• _DIRECTIONS FOR THIS TASK_
Set the data down again, exactly as it reads, but without the pictures.

• _DATASET CONTENT_
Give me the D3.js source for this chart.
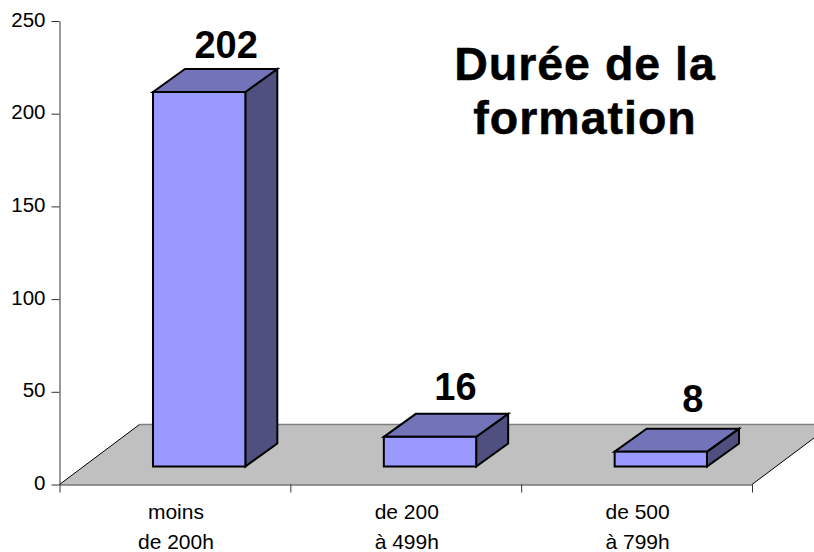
<!DOCTYPE html>
<meta charset="utf-8">
<style>
html, body { margin: 0; padding: 0; background: #fff; overflow: hidden; }
svg { display: block; }
text { font-family: "Liberation Sans", Arial, sans-serif; fill: #000; }
.axis text { font-size: 20.5px; }
.axis path, .axis line { stroke: #333; stroke-width: 1px; }
.value { font-size: 38px; font-weight: bold; text-anchor: middle; }
.title { font-size: 46.5px; font-weight: bold; text-anchor: middle; letter-spacing: 1px; stroke: #000; stroke-width: 0.5px; }
.face { stroke: #000; stroke-width: 2px; stroke-linejoin: miter; }
</style>
<svg width="814" height="552"></svg>

<script src="https://d3js.org/d3.v7.min.js"></script>
<script>

var categories = [["moins", "de 200h"], ["de 200", "à 499h"], ["de 500", "à 799h"]];
var values = [202, 16, 8];
var yTicks = [0, 50, 100, 150, 200, 250];
var titleLines = ["Durée de la", "formation"];

var svg = d3.select("svg"),
    margin = {top: 21, left: 59.5},
    width = 692.5,
    height = 463.5;

var g = svg.append("g")
    .attr("transform", "translate(" + margin.left + "," + margin.top + ")");

var x = d3.scaleBand()
    .domain(d3.range(categories.length))
    .range([0, width])
    .paddingInner(0.6)
    .paddingOuter(0.3);

var y = d3.scaleLinear().domain([0, 250]).range([height, 0]);

// depth of the floor and of the bars
var floor = {dx: 80, dy: -60},
    bar = {dx: 32, dy: -23},
    shift = x.step() * 0.105,
    lift = 18;

// the value labels don't sit at the same place over each bar
var labelDx = [27, 25.5, 32],
    labelDy = [-33.5, -37, -40];

// floor
g.append("path")
    .attr("fill", "#c0c0c0")
    .attr("d", "M0," + y(0) + "L" + width + "," + y(0) +
      "L" + (width + floor.dx) + "," + (y(0) + floor.dy) +
      "L" + floor.dx + "," + (y(0) + floor.dy) + "Z");

g.append("line")
    .attr("stroke", "#808080").attr("stroke-width", 1.5)
    .attr("x1", floor.dx).attr("x2", width + floor.dx)
    .attr("y1", y(0) + floor.dy).attr("y2", y(0) + floor.dy);

g.append("line")
    .attr("stroke", "#000")
    .attr("x1", 0).attr("x2", floor.dx)
    .attr("y1", y(0)).attr("y2", y(0) + floor.dy);

g.append("line")
    .attr("stroke", "#000")
    .attr("x1", width).attr("x2", width + floor.dx)
    .attr("y1", y(0)).attr("y2", y(0) + floor.dy);

// axes
g.append("g")
    .attr("class", "y axis")
    .call(d3.axisLeft(y).tickValues(yTicks).tickSize(8).tickPadding(6).tickSizeOuter(0))
  .selectAll("text")
    .attr("dy", "0.25em");

g.append("g")
    .attr("class", "x axis")
    .attr("transform", "translate(0," + y(0) + ")")
    .call(d3.axisBottom(d3.scaleLinear().domain([0, categories.length]).range([0, width]))
      .tickValues(d3.range(categories.length + 1)).tickSize(8).tickSizeOuter(0).tickFormat(""));

g.selectAll(".x.axis .domain, .y.axis .domain").attr("stroke", "#222");

// bars
var bars = g.selectAll(".bar")
    .data(values)
  .enter().append("g")
    .attr("class", "bar")
    .attr("transform", function(d, i) { return "translate(" + (x(i) + shift) + "," + (y(d) - lift) + ")"; });

bars.append("path")
    .attr("class", "face")
    .attr("fill", "#4f4f80")
    .attr("d", function(d) {
      var w = x.bandwidth(), h = y(0) - y(d);
      return "M" + w + ",0L" + (w + bar.dx) + "," + bar.dy + "V" + (h + bar.dy) + "L" + w + "," + h + "Z";
    });

bars.append("path")
    .attr("class", "face")
    .attr("fill", "#7373b9")
    .attr("d", function() {
      var w = x.bandwidth();
      return "M0,0L" + bar.dx + "," + bar.dy + "H" + (w + bar.dx) + "L" + w + ",0Z";
    });

bars.append("rect")
    .attr("class", "face")
    .attr("fill", "#9999ff")
    .attr("width", x.bandwidth())
    .attr("height", function(d) { return y(0) - y(d); });

// value labels
bars.append("text")
    .attr("class", "value")
    .attr("x", function(d, i) { return x.bandwidth() / 2 + labelDx[i]; })
    .attr("y", function(d, i) { return labelDy[i]; })
    .text(function(d) { return d; });

// category labels
var labels = g.selectAll(".cat")
    .data(categories)
  .enter().append("text")
    .attr("class", "cat")
    .attr("font-size", 21)
    .attr("text-anchor", "middle")
    .attr("transform", function(d, i) { return "translate(" + (x(i) + x.bandwidth() / 2 + 1) + "," + (y(0) + 34) + ")"; });

labels.selectAll("tspan")
    .data(function(d) { return d; })
  .enter().append("tspan")
    .attr("x", 0)
    .attr("y", function(d, i) { return i * 30; })
    .text(function(d) { return d; });

// title
svg.selectAll(".title")
    .data(titleLines)
  .enter().append("text")
    .attr("class", "title")
    .attr("x", 585)
    .attr("y", function(d, i) { return 80 + i * 54; })
    .text(function(d) { return d; });

</script>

• _SOLUTION TO THE PROBLEM_
Give me the D3.js source for this chart.
<!DOCTYPE html>
<meta charset="utf-8">
<style>
html, body { margin: 0; padding: 0; background: #fff; overflow: hidden; }
svg { display: block; }
text { font-family: "Liberation Sans", Arial, sans-serif; fill: #000; }
.axis text { font-size: 20.5px; }
.axis path, .axis line { stroke: #333; stroke-width: 1px; }
.value { font-size: 38px; font-weight: bold; text-anchor: middle; }
.title { font-size: 46.5px; font-weight: bold; text-anchor: middle; letter-spacing: 1px; stroke: #000; stroke-width: 0.5px; }
.face { stroke: #000; stroke-width: 2px; stroke-linejoin: miter; }
</style>
<svg width="814" height="552"></svg>

<script src="https://d3js.org/d3.v7.min.js"></script>
<script>

var categories = [["moins", "de 200h"], ["de 200", "à 499h"], ["de 500", "à 799h"]];
var values = [202, 16, 8];
var yTicks = [0, 50, 100, 150, 200, 250];
var titleLines = ["Durée de la", "formation"];

var svg = d3.select("svg"),
    margin = {top: 21, left: 59.5},
    width = 692.5,
    height = 463.5;

var g = svg.append("g")
    .attr("transform", "translate(" + margin.left + "," + margin.top + ")");

var x = d3.scaleBand()
    .domain(d3.range(categories.length))
    .range([0, width])
    .paddingInner(0.6)
    .paddingOuter(0.3);

var y = d3.scaleLinear().domain([0, 250]).range([height, 0]);

// depth of the floor and of the bars
var floor = {dx: 80, dy: -60},
    bar = {dx: 32, dy: -23},
    shift = x.step() * 0.105,
    lift = 18;

// the value labels don't sit at the same place over each bar
var labelDx = [27, 25.5, 32],
    labelDy = [-33.5, -37, -40];

// floor
g.append("path")
    .attr("fill", "#c0c0c0")
    .attr("d", "M0," + y(0) + "L" + width + "," + y(0) +
      "L" + (width + floor.dx) + "," + (y(0) + floor.dy) +
      "L" + floor.dx + "," + (y(0) + floor.dy) + "Z");

g.append("line")
    .attr("stroke", "#808080").attr("stroke-width", 1.5)
    .attr("x1", floor.dx).attr("x2", width + floor.dx)
    .attr("y1", y(0) + floor.dy).attr("y2", y(0) + floor.dy);

g.append("line")
    .attr("stroke", "#000")
    .attr("x1", 0).attr("x2", floor.dx)
    .attr("y1", y(0)).attr("y2", y(0) + floor.dy);

g.append("line")
    .attr("stroke", "#000")
    .attr("x1", width).attr("x2", width + floor.dx)
    .attr("y1", y(0)).attr("y2", y(0) + floor.dy);

// axes
g.append("g")
    .attr("class", "y axis")
    .call(d3.axisLeft(y).tickValues(yTicks).tickSize(8).tickPadding(6).tickSizeOuter(0))
  .selectAll("text")
    .attr("dy", "0.25em");

g.append("g")
    .attr("class", "x axis")
    .attr("transform", "translate(0," + y(0) + ")")
    .call(d3.axisBottom(d3.scaleLinear().domain([0, categories.length]).range([0, width]))
      .tickValues(d3.range(categories.length + 1)).tickSize(8).tickSizeOuter(0).tickFormat(""));

g.selectAll(".x.axis .domain, .y.axis .domain").attr("stroke", "#222");

// bars
var bars = g.selectAll(".bar")
    .data(values)
  .enter().append("g")
    .attr("class", "bar")
    .attr("transform", function(d, i) { return "translate(" + (x(i) + shift) + "," + (y(d) - lift) + ")"; });

bars.append("path")
    .attr("class", "face")
    .attr("fill", "#4f4f80")
    .attr("d", function(d) {
      var w = x.bandwidth(), h = y(0) - y(d);
      return "M" + w + ",0L" + (w + bar.dx) + "," + bar.dy + "V" + (h + bar.dy) + "L" + w + "," + h + "Z";
    });

bars.append("path")
    .attr("class", "face")
    .attr("fill", "#7373b9")
    .attr("d", function() {
      var w = x.bandwidth();
      return "M0,0L" + bar.dx + "," + bar.dy + "H" + (w + bar.dx) + "L" + w + ",0Z";
    });

bars.append("rect")
    .attr("class", "face")
    .attr("fill", "#9999ff")
    .attr("width", x.bandwidth())
    .attr("height", function(d) { return y(0) - y(d); });

// value labels
bars.append("text")
    .attr("class", "value")
    .attr("x", function(d, i) { return x.bandwidth() / 2 + labelDx[i]; })
    .attr("y", function(d, i) { return labelDy[i]; })
    .text(function(d) { return d; });

// category labels
var labels = g.selectAll(".cat")
    .data(categories)
  .enter().append("text")
    .attr("class", "cat")
    .attr("font-size", 21)
    .attr("text-anchor", "middle")
    .attr("transform", function(d, i) { return "translate(" + (x(i) + x.bandwidth() / 2 + 1) + "," + (y(0) + 34) + ")"; });

labels.selectAll("tspan")
    .data(function(d) { return d; })
  .enter().append("tspan")
    .attr("x", 0)
    .attr("y", function(d, i) { return i * 30; })
    .text(function(d) { return d; });

// title
svg.selectAll(".title")
    .data(titleLines)
  .enter().append("text")
    .attr("class", "title")
    .attr("x", 585)
    .attr("y", function(d, i) { return 80 + i * 54; })
    .text(function(d) { return d; });

</script>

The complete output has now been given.